— start —
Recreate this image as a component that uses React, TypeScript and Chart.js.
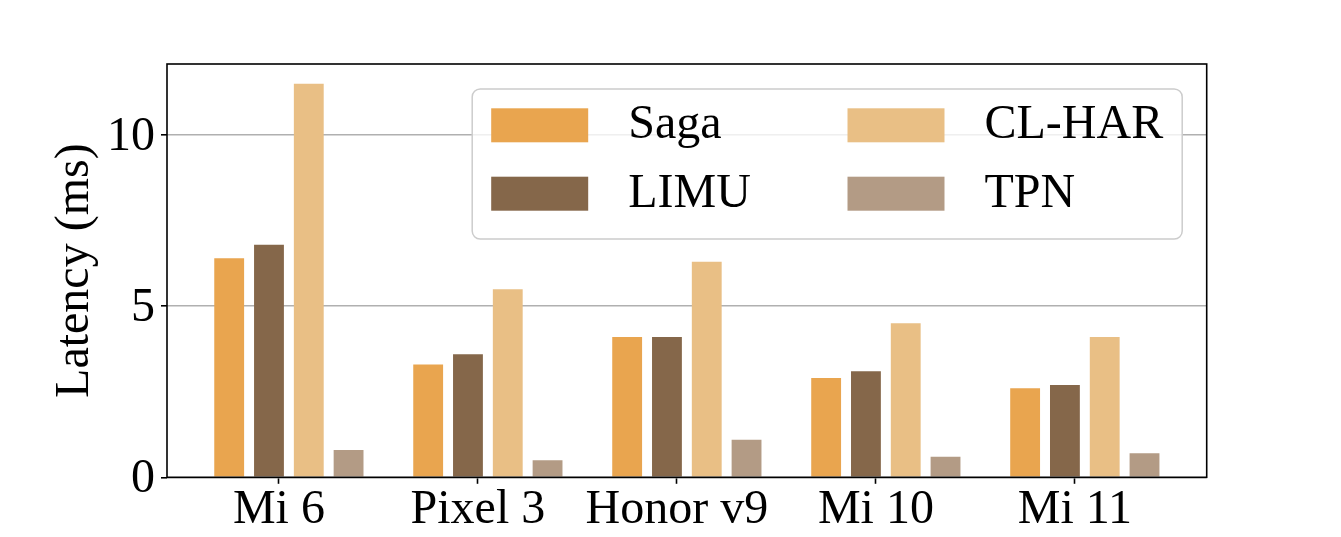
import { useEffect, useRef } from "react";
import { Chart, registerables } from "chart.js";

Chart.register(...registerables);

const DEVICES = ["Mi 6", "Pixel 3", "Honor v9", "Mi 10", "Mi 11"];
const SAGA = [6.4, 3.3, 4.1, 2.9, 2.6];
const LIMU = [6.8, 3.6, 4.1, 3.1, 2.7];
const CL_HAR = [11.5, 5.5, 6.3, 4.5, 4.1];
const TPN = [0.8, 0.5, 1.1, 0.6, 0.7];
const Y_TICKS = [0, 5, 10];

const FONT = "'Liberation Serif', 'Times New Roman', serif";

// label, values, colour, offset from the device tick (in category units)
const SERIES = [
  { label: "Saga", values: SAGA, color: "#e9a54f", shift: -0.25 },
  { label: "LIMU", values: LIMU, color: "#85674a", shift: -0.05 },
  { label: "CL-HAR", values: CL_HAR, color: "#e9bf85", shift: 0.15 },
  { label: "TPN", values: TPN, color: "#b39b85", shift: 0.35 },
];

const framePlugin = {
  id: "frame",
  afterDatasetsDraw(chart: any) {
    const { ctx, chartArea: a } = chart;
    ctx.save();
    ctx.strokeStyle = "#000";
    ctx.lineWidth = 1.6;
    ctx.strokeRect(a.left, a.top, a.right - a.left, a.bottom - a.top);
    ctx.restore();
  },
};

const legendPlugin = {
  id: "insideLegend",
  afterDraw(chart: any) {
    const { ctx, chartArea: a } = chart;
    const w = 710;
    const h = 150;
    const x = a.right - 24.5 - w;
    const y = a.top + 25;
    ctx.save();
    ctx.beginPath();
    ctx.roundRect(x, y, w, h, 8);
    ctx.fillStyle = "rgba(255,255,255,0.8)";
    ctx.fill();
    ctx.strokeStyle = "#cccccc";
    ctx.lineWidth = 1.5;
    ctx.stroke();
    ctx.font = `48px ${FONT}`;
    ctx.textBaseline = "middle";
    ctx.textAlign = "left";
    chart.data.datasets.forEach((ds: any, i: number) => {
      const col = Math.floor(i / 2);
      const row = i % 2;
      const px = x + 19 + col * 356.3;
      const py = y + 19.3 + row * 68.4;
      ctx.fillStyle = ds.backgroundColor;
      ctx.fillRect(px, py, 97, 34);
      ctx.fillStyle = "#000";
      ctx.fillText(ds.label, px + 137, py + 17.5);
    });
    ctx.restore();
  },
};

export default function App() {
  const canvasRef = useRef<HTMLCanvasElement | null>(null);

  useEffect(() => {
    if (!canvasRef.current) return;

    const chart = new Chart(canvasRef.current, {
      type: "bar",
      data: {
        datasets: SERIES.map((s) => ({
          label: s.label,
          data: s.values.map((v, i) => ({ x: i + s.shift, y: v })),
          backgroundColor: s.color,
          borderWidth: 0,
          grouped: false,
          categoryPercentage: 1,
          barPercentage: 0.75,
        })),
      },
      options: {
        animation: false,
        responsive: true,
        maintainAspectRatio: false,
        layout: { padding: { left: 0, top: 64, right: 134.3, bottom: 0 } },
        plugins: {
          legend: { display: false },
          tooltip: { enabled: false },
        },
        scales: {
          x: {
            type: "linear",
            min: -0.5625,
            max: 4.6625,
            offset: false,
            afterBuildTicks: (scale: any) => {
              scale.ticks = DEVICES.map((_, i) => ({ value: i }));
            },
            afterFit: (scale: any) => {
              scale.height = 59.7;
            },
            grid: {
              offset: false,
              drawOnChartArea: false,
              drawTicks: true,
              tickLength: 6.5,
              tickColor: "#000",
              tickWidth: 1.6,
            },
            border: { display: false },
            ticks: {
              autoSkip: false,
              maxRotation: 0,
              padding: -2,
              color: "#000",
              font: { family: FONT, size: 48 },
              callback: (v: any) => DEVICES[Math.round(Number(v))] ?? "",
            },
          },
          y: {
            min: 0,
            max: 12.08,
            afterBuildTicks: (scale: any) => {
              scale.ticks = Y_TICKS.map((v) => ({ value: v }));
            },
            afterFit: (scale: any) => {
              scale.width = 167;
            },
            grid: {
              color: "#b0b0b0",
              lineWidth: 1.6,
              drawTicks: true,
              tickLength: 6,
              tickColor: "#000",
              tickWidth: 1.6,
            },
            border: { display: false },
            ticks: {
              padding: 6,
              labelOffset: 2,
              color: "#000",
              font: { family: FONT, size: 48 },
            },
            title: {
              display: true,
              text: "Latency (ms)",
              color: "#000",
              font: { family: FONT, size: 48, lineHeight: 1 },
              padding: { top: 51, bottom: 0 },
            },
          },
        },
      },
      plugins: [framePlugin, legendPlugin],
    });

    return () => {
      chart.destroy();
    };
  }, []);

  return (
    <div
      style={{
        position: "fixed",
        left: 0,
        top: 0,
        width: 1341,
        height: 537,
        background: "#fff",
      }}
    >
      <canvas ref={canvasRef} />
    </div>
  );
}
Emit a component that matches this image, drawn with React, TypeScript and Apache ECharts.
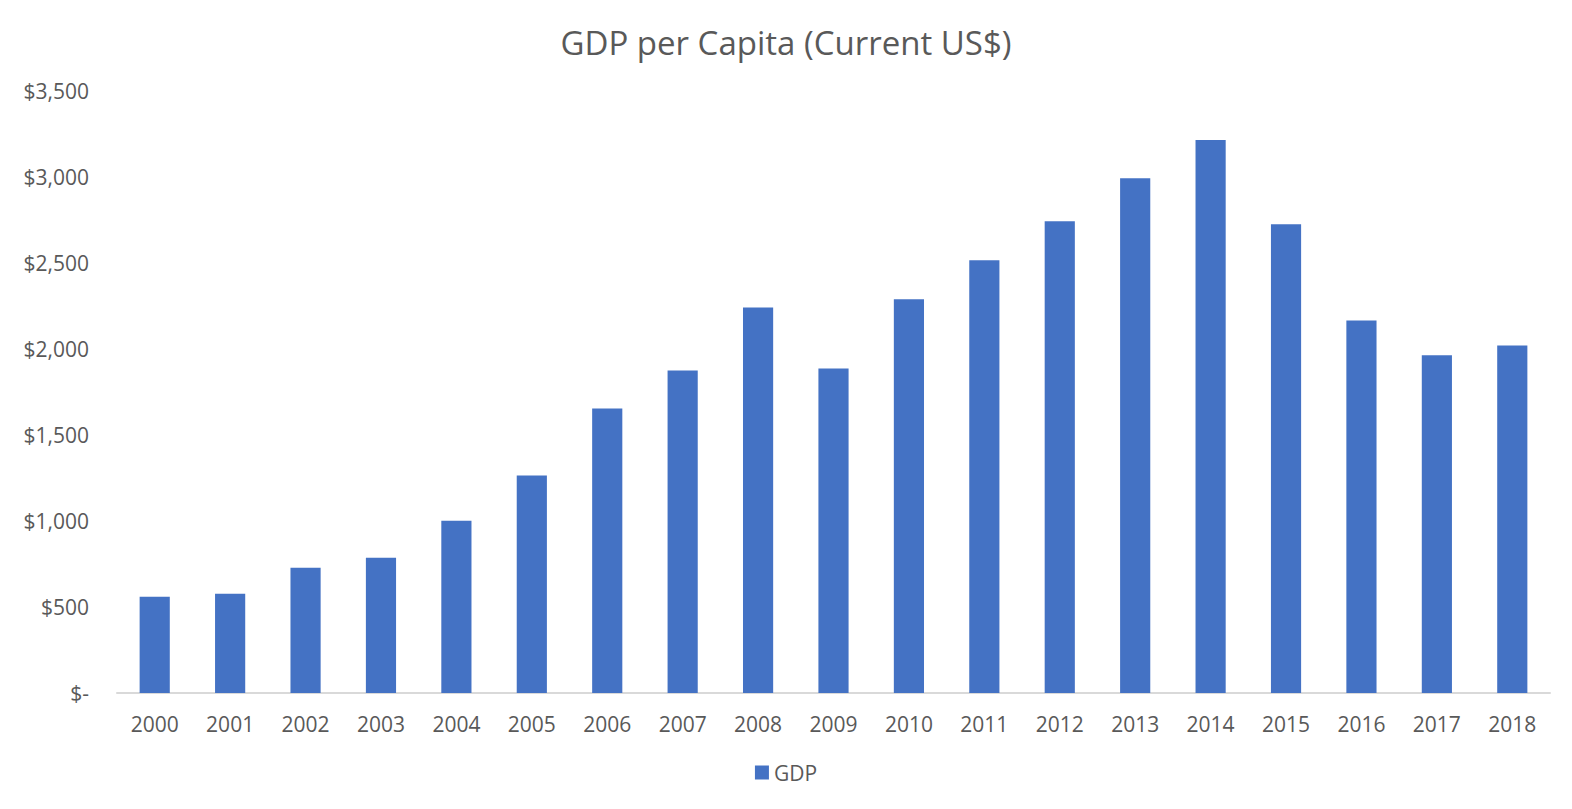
— end —
--- Requirement ---
Quote, exactly and only, the lines from the first line of the data above through the line containing "Chart.register(...registerables);". The pictures do not belong in it.

--- The reply ---
Recreate this image as a component that uses React, TypeScript and Chart.js.
import { useEffect, useRef } from "react";
import { Chart, registerables } from "chart.js";

Chart.register(...registerables);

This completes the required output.